On Sunday morning, we encountered one gray-bearded gent, about my age, who had been regulated to chief cook and bottlewasher at his party’s campsite following his successful hunt for a mule deer buck. A state worker from Wisconsin, he was using his three week vacation traveling to and spending time in a state for which many of its residents take that privilege for granted. 

“Maybe I’ll go fishing today,” he said, smiling. “Brooks Lake isn’t far, and I brought a spin rod and a couple of lures.” Parked nearby was a four-wheeler. When I asked about his hunting partners, he smiled and informed us that they were retired, and not worried about returning home any time soon. I don’t think he was either. He still had two weeks of vacation left.
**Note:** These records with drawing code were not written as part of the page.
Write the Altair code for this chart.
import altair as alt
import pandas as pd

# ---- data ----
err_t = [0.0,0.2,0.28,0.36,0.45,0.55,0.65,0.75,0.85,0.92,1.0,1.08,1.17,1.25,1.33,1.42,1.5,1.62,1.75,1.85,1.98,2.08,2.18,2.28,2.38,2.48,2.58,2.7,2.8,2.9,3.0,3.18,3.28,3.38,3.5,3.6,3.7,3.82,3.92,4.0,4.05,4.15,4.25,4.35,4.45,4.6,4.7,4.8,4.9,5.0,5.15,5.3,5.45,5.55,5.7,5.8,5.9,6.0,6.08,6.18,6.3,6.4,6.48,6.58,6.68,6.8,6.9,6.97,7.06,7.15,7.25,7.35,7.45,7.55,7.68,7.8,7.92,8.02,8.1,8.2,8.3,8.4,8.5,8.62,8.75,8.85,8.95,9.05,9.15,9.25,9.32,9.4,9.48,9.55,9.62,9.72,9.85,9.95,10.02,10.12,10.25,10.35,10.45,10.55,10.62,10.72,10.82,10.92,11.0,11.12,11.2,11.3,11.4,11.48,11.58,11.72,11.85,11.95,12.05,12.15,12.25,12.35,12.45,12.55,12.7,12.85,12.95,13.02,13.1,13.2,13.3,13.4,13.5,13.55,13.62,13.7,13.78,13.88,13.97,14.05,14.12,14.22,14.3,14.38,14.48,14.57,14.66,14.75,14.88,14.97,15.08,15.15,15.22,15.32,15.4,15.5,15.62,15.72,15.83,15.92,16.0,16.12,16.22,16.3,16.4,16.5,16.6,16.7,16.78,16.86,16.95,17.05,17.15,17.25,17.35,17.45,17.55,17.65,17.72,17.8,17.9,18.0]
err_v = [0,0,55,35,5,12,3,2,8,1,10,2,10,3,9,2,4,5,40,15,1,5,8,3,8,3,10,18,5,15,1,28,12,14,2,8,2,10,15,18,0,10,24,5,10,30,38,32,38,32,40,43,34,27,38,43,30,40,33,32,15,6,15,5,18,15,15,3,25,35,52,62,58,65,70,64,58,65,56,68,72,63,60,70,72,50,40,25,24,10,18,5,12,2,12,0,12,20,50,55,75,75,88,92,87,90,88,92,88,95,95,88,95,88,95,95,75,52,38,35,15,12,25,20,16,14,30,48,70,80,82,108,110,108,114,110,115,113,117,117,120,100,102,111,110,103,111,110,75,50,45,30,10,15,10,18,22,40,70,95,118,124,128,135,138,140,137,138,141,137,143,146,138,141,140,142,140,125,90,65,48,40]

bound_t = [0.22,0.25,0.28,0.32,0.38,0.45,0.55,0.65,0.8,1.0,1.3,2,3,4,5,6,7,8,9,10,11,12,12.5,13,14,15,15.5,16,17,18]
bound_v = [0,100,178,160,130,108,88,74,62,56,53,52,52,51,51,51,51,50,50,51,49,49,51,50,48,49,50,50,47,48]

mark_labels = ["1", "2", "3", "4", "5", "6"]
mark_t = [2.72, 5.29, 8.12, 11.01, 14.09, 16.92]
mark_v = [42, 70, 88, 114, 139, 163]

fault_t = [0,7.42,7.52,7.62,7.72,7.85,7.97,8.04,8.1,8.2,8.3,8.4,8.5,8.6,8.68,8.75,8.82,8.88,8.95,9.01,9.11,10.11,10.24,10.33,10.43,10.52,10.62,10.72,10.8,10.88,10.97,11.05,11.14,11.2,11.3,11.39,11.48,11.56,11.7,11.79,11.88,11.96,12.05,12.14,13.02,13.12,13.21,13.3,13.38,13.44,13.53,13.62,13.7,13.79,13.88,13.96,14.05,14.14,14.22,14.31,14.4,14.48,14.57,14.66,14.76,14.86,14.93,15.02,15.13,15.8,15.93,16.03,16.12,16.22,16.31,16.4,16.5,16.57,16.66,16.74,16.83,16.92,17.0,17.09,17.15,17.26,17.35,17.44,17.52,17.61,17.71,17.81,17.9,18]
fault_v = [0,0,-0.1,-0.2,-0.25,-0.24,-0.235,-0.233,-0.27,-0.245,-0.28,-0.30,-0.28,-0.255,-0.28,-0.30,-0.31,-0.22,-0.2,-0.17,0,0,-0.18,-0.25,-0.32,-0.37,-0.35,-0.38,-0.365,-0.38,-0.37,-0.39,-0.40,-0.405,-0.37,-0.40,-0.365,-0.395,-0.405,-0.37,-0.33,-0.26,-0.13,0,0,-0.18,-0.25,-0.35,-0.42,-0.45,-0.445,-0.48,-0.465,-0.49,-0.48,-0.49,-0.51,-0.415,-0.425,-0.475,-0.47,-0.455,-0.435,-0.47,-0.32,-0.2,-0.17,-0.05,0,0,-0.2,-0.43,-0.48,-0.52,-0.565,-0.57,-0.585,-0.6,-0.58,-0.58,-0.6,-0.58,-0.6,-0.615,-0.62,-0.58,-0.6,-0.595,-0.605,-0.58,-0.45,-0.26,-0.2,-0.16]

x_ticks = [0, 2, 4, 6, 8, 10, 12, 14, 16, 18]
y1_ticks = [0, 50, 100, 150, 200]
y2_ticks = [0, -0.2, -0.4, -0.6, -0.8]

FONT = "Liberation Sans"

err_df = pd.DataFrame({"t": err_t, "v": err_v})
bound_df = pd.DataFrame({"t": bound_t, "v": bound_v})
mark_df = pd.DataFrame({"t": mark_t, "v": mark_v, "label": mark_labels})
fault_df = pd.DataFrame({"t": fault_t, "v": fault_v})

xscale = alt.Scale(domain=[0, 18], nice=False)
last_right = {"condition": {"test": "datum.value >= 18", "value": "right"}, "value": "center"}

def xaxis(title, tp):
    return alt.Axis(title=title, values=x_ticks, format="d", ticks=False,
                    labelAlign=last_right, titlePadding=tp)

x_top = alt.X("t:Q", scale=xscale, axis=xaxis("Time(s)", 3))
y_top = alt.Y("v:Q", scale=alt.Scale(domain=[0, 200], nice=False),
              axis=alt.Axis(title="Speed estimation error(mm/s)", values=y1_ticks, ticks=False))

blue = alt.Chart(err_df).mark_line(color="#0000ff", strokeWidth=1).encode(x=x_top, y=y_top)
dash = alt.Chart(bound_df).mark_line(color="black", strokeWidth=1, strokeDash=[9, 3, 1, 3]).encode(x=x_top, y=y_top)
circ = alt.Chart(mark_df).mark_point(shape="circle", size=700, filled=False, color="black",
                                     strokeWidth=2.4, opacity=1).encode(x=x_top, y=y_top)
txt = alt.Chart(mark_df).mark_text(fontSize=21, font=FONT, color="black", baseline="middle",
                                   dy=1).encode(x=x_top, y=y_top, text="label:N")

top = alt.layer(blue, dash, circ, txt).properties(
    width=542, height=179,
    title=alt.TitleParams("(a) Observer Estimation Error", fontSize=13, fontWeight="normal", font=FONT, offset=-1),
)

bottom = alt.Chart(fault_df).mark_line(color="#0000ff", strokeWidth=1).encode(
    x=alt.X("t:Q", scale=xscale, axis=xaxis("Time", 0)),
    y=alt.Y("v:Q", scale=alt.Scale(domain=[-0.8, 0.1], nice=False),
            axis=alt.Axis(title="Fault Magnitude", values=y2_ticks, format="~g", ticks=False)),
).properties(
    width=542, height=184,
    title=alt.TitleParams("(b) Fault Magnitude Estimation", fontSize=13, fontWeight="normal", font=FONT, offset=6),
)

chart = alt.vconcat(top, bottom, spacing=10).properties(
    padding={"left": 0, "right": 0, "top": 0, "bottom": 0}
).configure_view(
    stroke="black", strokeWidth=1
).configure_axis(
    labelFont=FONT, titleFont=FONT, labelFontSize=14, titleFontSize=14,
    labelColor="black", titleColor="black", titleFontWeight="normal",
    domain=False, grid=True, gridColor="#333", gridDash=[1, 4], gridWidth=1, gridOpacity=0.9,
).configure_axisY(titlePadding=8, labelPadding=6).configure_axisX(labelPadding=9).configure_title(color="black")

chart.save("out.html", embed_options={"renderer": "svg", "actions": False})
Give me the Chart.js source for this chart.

He was thoroughly enjoying his time in Wyoming, which is a message that my wife and I have heard multiple times this summer from out-of-staters wherever we have been. Just the morning before, as we were doing our morning coffee walk along the access road toward the highway, before our day hike loop above Brooks Lake, an older out-of-state couple driving a small SUV and pulling an equally small camper trailer pulled up beside us, smiling broadly and offered us this compliment about Wyoming: “You sure have a nice clean state. Thank you.”

Yes, we do, and most of us don’t mind sharing. Just don’t ask me to reveal my favorite hunting spots.